Du Cane was born in Ryde on the Isle of Wight in 1825, the son of Charles Du Cane of Braxted Park and Frances Prideaux-Brune. He was educated at Charterhouse School in Surrey and Exeter College, Oxford. From 1848 to 1855, Du Cane played first-class cricket for the Marylebone Cricket Club as a batsman; a younger brother, Alfred, also played first-class cricket.

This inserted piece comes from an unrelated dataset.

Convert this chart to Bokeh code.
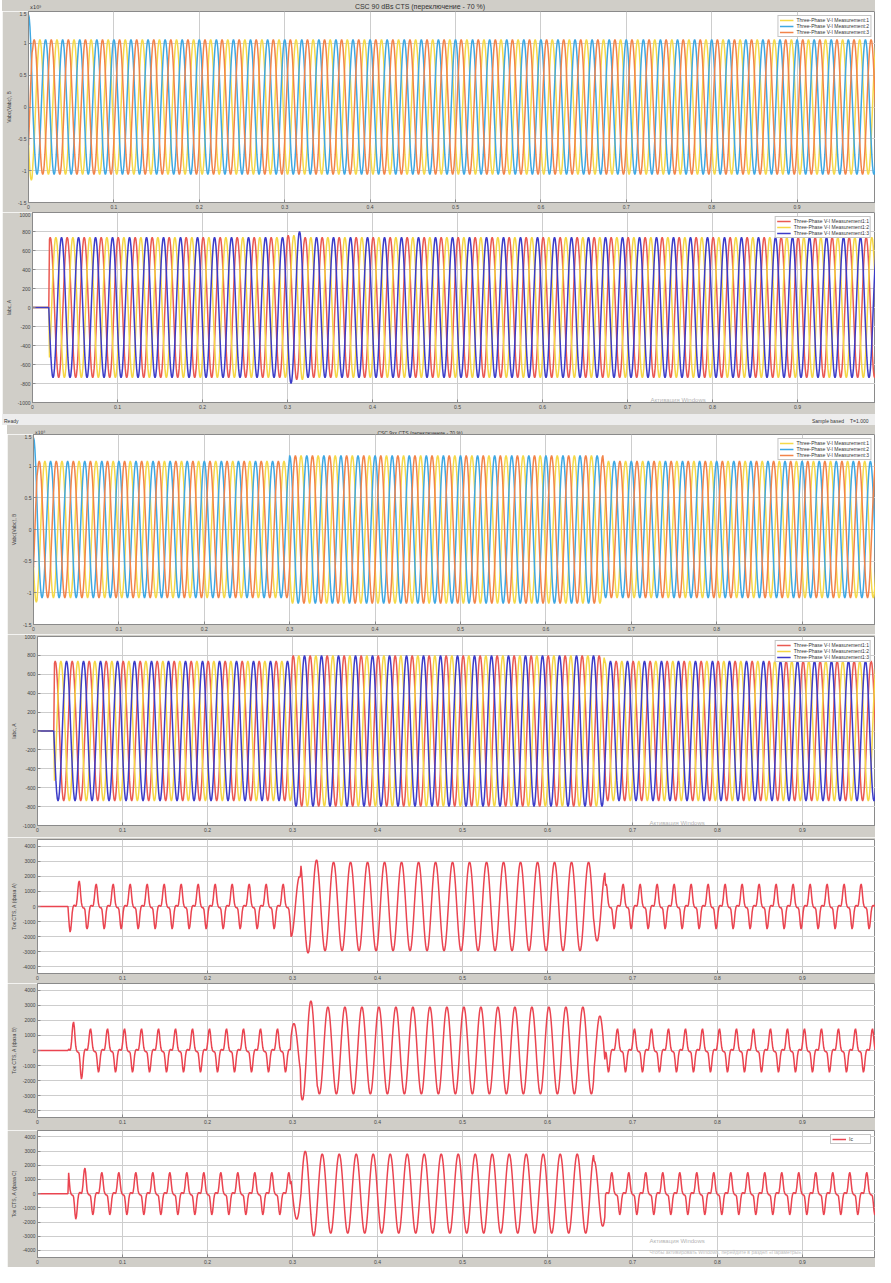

In 1852, he was elected to the House of Commons as a Member of Parliament (MP) for Maldon in Essex, but his election was declared void after it was discovered that Du Cane's agents had been involved in bribery although it was established that Du Cane was unaware of the corruption. He spent two years as Civil Lord of the Admiralty.  At the 1857 general election he was elected as MP for Northern Essex, and held the seat until the division was abolished at the 1868 general election.

Du Cane was appointed Governor of Tasmania, and was sworn in at Hobart Town on 15 January 1869. He faced a minor constitutional crisis when the Premier of Tasmania, James Milne Wilson, threatened to resign after a taxation scheme he had proposed was defeated in parliament, which would have left Tasmania without a government, although Wilson withdrew his resignation and a general election took place.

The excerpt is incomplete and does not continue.